• **DATA SHOWN**
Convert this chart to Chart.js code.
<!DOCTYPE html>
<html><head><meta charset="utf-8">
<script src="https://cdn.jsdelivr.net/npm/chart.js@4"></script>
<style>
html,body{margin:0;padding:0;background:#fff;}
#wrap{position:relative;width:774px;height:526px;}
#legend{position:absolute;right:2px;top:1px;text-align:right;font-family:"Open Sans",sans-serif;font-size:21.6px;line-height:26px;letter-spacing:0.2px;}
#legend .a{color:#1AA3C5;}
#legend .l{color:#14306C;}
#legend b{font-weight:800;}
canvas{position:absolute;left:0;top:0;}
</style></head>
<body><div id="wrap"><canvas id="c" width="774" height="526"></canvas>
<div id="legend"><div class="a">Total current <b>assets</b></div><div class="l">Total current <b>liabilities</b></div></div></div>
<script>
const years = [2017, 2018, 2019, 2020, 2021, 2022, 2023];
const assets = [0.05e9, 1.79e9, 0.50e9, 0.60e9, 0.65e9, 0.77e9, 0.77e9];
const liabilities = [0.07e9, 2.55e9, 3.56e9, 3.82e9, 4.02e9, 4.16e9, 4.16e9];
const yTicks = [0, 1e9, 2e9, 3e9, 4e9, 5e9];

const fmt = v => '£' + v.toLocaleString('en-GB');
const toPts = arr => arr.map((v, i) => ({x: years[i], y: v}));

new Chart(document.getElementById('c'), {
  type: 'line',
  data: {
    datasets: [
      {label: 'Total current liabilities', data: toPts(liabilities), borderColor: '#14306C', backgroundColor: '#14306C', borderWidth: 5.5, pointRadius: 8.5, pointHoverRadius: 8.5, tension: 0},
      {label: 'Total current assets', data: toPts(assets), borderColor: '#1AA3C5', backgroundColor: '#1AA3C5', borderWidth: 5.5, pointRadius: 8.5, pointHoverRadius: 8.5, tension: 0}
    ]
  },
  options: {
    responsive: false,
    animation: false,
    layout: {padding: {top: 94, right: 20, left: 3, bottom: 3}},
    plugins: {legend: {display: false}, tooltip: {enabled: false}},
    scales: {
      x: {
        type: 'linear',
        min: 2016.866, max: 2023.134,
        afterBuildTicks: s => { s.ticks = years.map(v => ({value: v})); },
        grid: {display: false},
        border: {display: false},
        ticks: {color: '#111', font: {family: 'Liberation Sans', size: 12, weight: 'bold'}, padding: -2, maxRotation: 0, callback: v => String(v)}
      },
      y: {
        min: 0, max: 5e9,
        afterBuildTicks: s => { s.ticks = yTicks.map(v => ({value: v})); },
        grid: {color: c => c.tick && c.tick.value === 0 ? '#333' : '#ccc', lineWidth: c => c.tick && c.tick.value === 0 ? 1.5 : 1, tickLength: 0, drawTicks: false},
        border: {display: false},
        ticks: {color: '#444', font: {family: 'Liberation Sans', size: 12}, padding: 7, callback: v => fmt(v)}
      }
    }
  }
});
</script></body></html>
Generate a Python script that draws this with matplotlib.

• **WHAT IS EXPECTED**
Please print exactly what appears from the first line of the data through the line with "const toPts = arr", including both of those lines and nothing past them.

• **TASK RESPONSE**
Convert this chart to Chart.js code.
<!DOCTYPE html>
<html><head><meta charset="utf-8">
<script src="https://cdn.jsdelivr.net/npm/chart.js@4"></script>
<style>
html,body{margin:0;padding:0;background:#fff;}
#wrap{position:relative;width:774px;height:526px;}
#legend{position:absolute;right:2px;top:1px;text-align:right;font-family:"Open Sans",sans-serif;font-size:21.6px;line-height:26px;letter-spacing:0.2px;}
#legend .a{color:#1AA3C5;}
#legend .l{color:#14306C;}
#legend b{font-weight:800;}
canvas{position:absolute;left:0;top:0;}
</style></head>
<body><div id="wrap"><canvas id="c" width="774" height="526"></canvas>
<div id="legend"><div class="a">Total current <b>assets</b></div><div class="l">Total current <b>liabilities</b></div></div></div>
<script>
const years = [2017, 2018, 2019, 2020, 2021, 2022, 2023];
const assets = [0.05e9, 1.79e9, 0.50e9, 0.60e9, 0.65e9, 0.77e9, 0.77e9];
const liabilities = [0.07e9, 2.55e9, 3.56e9, 3.82e9, 4.02e9, 4.16e9, 4.16e9];
const yTicks = [0, 1e9, 2e9, 3e9, 4e9, 5e9];

const fmt = v => '£' + v.toLocaleString('en-GB');
const toPts = arr => arr.map((v, i) => ({x: years[i], y: v}));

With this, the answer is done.